An Italian court has ordered the state to restore a German charity vessel seized in 2017 over migrant rescues in the Mediterranean, a lawyer told AFP Friday.

The Iuventa, owned by non-governmental organisation Jugend Rettet, was impounded and left to rot while prosecutors prepared a case currently in the pre-trial stage.

Twenty-one suspects, including crew members of Jugend Rettet, Doctors Without Borders (MSF) and Save the Children rescue ships, are accused of colluding with people traffickers.

Trapani judge Samuele Corso is currently examining whether or not to proceed to trial after a five-year investigation slammed by critics as a politically motivated bid to stop sea rescues.
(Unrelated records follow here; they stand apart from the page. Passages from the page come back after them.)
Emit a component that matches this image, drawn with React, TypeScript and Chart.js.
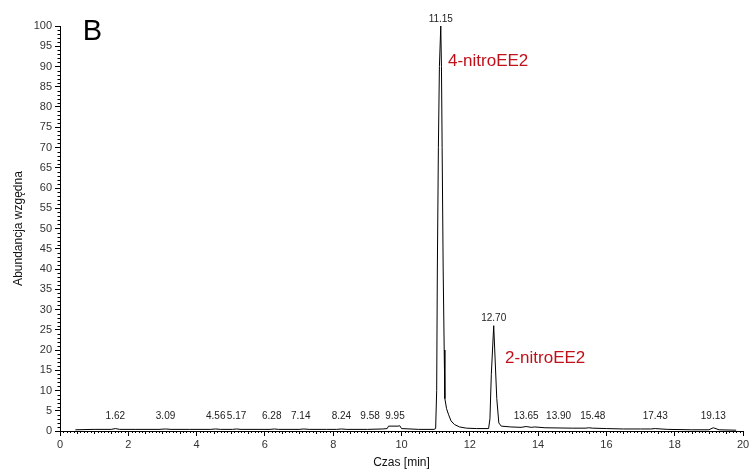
import React, { useEffect, useRef } from 'react';
import { Chart, registerables } from 'chart.js';

Chart.register(...registerables);

// Chromatogram trace (retention time in min, relative abundance in %)
const timeMin = [
  0.45, 1.0, 1.5, 1.62, 1.75, 2.2, 2.9, 3.09, 3.25, 3.8, 4.4, 4.56, 4.7, 5.05, 5.17, 5.3, 5.8,
  6.15, 6.28, 6.4, 7.0, 7.14, 7.3, 7.8, 8.1, 8.24, 8.4, 9.0, 9.45, 9.58, 9.62, 9.9, 9.95, 10.0,
  10.5, 10.95, 11.0, 11.03, 11.05, 11.08, 11.11, 11.15, 11.17, 11.19, 11.22, 11.25, 11.27,
  11.32, 11.38, 11.45, 11.55, 11.7, 11.9, 12.2, 12.55, 12.59, 12.63, 12.7, 12.74, 12.79,
  12.85, 12.92, 13.2, 13.5, 13.65, 13.8, 13.9, 14.2, 15.0, 15.4, 15.48, 15.6, 16.0, 16.5,
  17.0, 17.3, 17.43, 17.6, 17.8, 18.5, 19.0, 19.13, 19.3, 19.8,
];
const intensity = [
  0.3, 0.4, 0.4, 0.6, 0.4, 0.4, 0.4, 0.5, 0.4, 0.4, 0.4, 0.5, 0.4, 0.4, 0.5, 0.4, 0.4,
  0.4, 0.5, 0.4, 0.4, 0.5, 0.4, 0.4, 0.4, 0.5, 0.4, 0.4, 0.5, 0.6, 1.2, 1.2, 1.3, 0.6,
  0.4, 0.4, 0.6, 10, 40, 70, 90, 100, 90, 70, 40, 20, 8,
  5.5, 4, 2.5, 1.6, 1.0, 0.7, 0.6, 0.6, 3, 14, 26, 18, 8,
  2, 1.2, 1.0, 0.9, 1.1, 0.9, 1.0, 0.8, 0.7, 0.7, 0.8, 0.7, 0.6, 0.5,
  0.5, 0.5, 0.6, 0.5, 0.4, 0.3, 0.3, 0.8, 0.3, 0.2,
];

// Peak annotations: retention time, peak height, and where the label sits (min)
const peakTimes = [1.62, 3.09, 4.56, 5.17, 6.28, 7.14, 8.24, 9.58, 9.95, 11.15, 12.7, 13.65, 13.9, 15.48, 17.43, 19.13];
const peakHeights = [0.6, 0.5, 0.5, 0.5, 0.5, 0.5, 0.5, 0.6, 1.3, 100, 26, 1.1, 1.0, 0.8, 0.6, 0.8];
const peakLabelAt = [1.62, 3.09, 4.56, 5.17, 6.2, 7.05, 8.24, 9.08, 9.81, 11.15, 12.7, 13.65, 14.6, 15.6, 17.43, 19.13];

// Compound names
const compoundNames = ['4-nitroEE2', '2-nitroEE2'];
const compoundAt = [11.36, 13.03];
const compoundLevel = [91.4, 18];

const panelLetter = 'B';
const xTicks = [0, 2, 4, 6, 8, 10, 12, 14, 16, 18, 20];
const yTicks = [0, 5, 10, 15, 20, 25, 30, 35, 40, 45, 50, 55, 60, 65, 70, 75, 80, 85, 90, 95, 100];

const FONT = '"Liberation Sans", Arial, sans-serif';
const RED = '#c0101a';

const annotPlugin = {
  id: 'annot',
  afterDraw(chart: any) {
    const { ctx, scales } = chart;
    const x = scales.x;
    const y = scales.y;
    ctx.save();
    // minor ticks
    ctx.strokeStyle = '#000';
    ctx.lineWidth = 1;
    ctx.beginPath();
    for (let i = 0; i <= 200; i++) {
      if (i % 20 === 0) continue;
      const px = Math.round(x.getPixelForValue(i / 10)) + 0.5;
      const len = i % 5 === 0 ? 3 : 2;
      ctx.moveTo(px, x.top);
      ctx.lineTo(px, x.top + len);
    }
    for (let i = 0; i <= 100; i++) {
      if (i % 5 === 0) continue;
      const py = Math.round(y.getPixelForValue(i)) + 0.5;
      ctx.moveTo(y.right - 2.5, py);
      ctx.lineTo(y.right, py);
    }
    ctx.stroke();

    // peak labels
    ctx.font = `10px ${FONT}`;
    ctx.fillStyle = '#222';
    ctx.textAlign = 'center';
    ctx.textBaseline = 'bottom';
    const base = y.getPixelForValue(0);
    peakTimes.forEach((t, i) => {
      const px = x.getPixelForValue(peakLabelAt[i]);
      const py = Math.min(y.getPixelForValue(peakHeights[i]) - 2, base - 10);
      ctx.fillText(t.toFixed(2), px, py);
    });

    // compound names
    ctx.font = `17px ${FONT}`;
    ctx.fillStyle = RED;
    ctx.textAlign = 'left';
    ctx.textBaseline = 'middle';
    compoundNames.forEach((n, i) => {
      ctx.fillText(n, x.getPixelForValue(compoundAt[i]), y.getPixelForValue(compoundLevel[i]));
    });

    // panel letter
    ctx.font = `29px ${FONT}`;
    ctx.fillStyle = '#000';
    ctx.textAlign = 'center';
    ctx.fillText(panelLetter, x.getPixelForValue(0.95), y.getPixelForValue(98.4));
    ctx.restore();
  },
};

export default function App() {
  const ref = useRef<HTMLCanvasElement | null>(null);
  useEffect(() => {
    if (!ref.current) return;
    const points = timeMin.map((t, i) => ({ x: t, y: intensity[i] }));
    const chart = new Chart(ref.current, {
      type: 'line',
      data: {
        datasets: [
          {
            data: points,
            borderColor: '#000',
            borderWidth: 1,
            pointRadius: 0,
            tension: 0,
            fill: false,
          },
        ],
      },
      options: {
        responsive: false,
        animation: false,
        events: [],
        layout: { padding: { top: 26, right: 10, left: 0, bottom: 0 } },
        plugins: { legend: { display: false }, tooltip: { enabled: false } },
        scales: {
          x: {
            type: 'linear',
            min: 0,
            max: 20,
            afterBuildTicks: (s: any) => {
              s.ticks = xTicks.map((v) => ({ value: v }));
            },
            afterFit: (s: any) => {
              s.height = 44;
            },
            ticks: { font: { family: FONT, size: 11 }, color: '#333', padding: 2, maxRotation: 0 },
            grid: { drawOnChartArea: false, drawTicks: true, tickLength: 5, color: '#000' },
            border: { display: true, color: '#000', width: 1 },
            title: {
              display: true,
              text: 'Czas [min]',
              font: { family: FONT, size: 12 },
              color: '#111',
              padding: { top: 0, bottom: 5 },
            },
          },
          y: {
            type: 'linear',
            min: 0,
            max: 100,
            afterBuildTicks: (s: any) => {
              s.ticks = yTicks.map((v) => ({ value: v }));
            },
            afterFit: (s: any) => {
              s.width = 60;
            },
            ticks: { font: { family: FONT, size: 11 }, color: '#333', padding: 3 },
            grid: { drawOnChartArea: false, drawTicks: true, tickLength: 5, color: '#000' },
            border: { display: true, color: '#000', width: 1 },
            title: {
              display: true,
              text: 'Abundancja wzgędna',
              font: { family: FONT, size: 12 },
              color: '#111',
              padding: { top: 11, bottom: 0 },
            },
          },
        },
      },
      plugins: [annotPlugin],
    });
    return () => chart.destroy();
  }, []);
  return (
    <div style={{ position: 'absolute', left: 0, top: 0, width: 753, height: 475, background: '#fff' }}>
      <canvas ref={ref} width={753} height={475} />
    </div>
  );
}
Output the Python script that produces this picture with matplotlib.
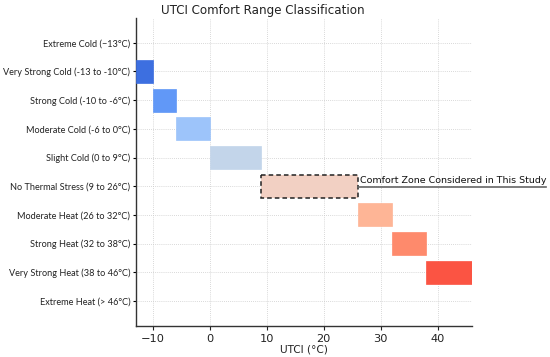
import matplotlib
matplotlib.use("Agg")
import matplotlib.pyplot as plt

categories = [
    "Extreme Cold (\u221213\u00b0C)",
    "Very Strong Cold (-13 to -10\u00b0C)",
    "Strong Cold (-10 to -6\u00b0C)",
    "Moderate Cold (-6 to 0\u00b0C)",
    "Slight Cold (0 to 9\u00b0C)",
    "No Thermal Stress (9 to 26\u00b0C)",
    "Moderate Heat (26 to 32\u00b0C)",
    "Strong Heat (32 to 38\u00b0C)",
    "Very Strong Heat (38 to 46\u00b0C)",
    "Extreme Heat (> 46\u00b0C)",
]
starts = [None, -13, -10, -6, 0, 9, 26, 32, 38, None]
ends = [None, -10, -6, 0, 9, 26, 32, 38, 46, None]
colors = [None, "#3d6fe0", "#6198f7", "#9dc4fa", "#c3d5ea",
          "#f2d0c3", "#feb596", "#fe8a6c", "#fb5443", None]
xticks = [-10, 0, 10, 20, 30, 40]
comfort_label = "Comfort Zone Considered in This Study"
comfort_index = 5

fig = plt.figure(figsize=(5.5, 3.57), dpi=100)
ax = fig.add_axes([0.247, 0.087, 0.611, 0.863])

for i, (s, e, c) in enumerate(zip(starts, ends, colors)):
    if s is None:
        continue
    if i == comfort_index:
        ax.barh(i, e - s, left=s, height=0.8, color=c, edgecolor="#222222",
                linestyle=(0, (3, 2)), linewidth=1.1, zorder=3)
    else:
        ax.barh(i, e - s, left=s, height=0.8, color=c, edgecolor=c,
                linewidth=0.5, zorder=3)

ax.set_yticks(range(len(categories)))
ax.set_yticklabels(categories, fontfamily="Lato", fontsize=6.6, color="#222222")
ax.set_xticks(xticks)
ax.tick_params(axis="x", labelsize=8.2, colors="#222222", length=3, pad=2.5)
ax.tick_params(axis="y", length=2, pad=2)
ax.set_xlim(-13, 46)
ax.set_ylim(9.87, -0.87)
ax.grid(True, linestyle=(0, (1, 1.5)), color="#cccccc", linewidth=0.6, zorder=0)
for sp in ["top", "right"]:
    ax.spines[sp].set_visible(False)
for sp in ["left", "bottom"]:
    ax.spines[sp].set_color("#333333")
    ax.spines[sp].set_linewidth(1.0)

fig.text(0.477, 0.952, "UTCI Comfort Range Classification", fontsize=8.6,
         color="#222222", ha="center", va="bottom")
ax.set_xlabel("UTCI (\u00b0C)", fontsize=7.6, color="#222222", labelpad=0.5)

# annotation
ax.text(ends[comfort_index] + 0.4, comfort_index - 0.05, comfort_label,
        fontsize=6.8, va="bottom", ha="left", color="#111111", clip_on=False)
ax.plot([ends[comfort_index], 59.0], [comfort_index + 0.03, comfort_index + 0.03],
        color="#666666", linewidth=1.2, clip_on=False, zorder=4)

fig.savefig("out.png", dpi=100)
On Friday, Corso ruled port authorities must "see to all maintenance works necessary to restore and maintain the condition of the (Iuventa) vessel as it was at the time of the seizure".

The cost to the state is an estimated 100,000 euros ($105,000), defence lawyer Nicola Canestrini said.

"Whether the court's decision can be implemented at all remains questionable given the poor condition of the vessel," Jugend Rettet said in a statement.

"Within one year, the Iuventa rescued more than 14,000 people from distress at sea. Since its seizure, more than 10,000 people have died in the central Mediterranean," it added.

Italy has long been a point of destination for seaborne migration from Africa to Europe, with a record 180,000 arrivals in 2016, dropping to 120,000 in 2017.

It has registered nearly 97,000 arrivals so far this year, according to the interior ministry.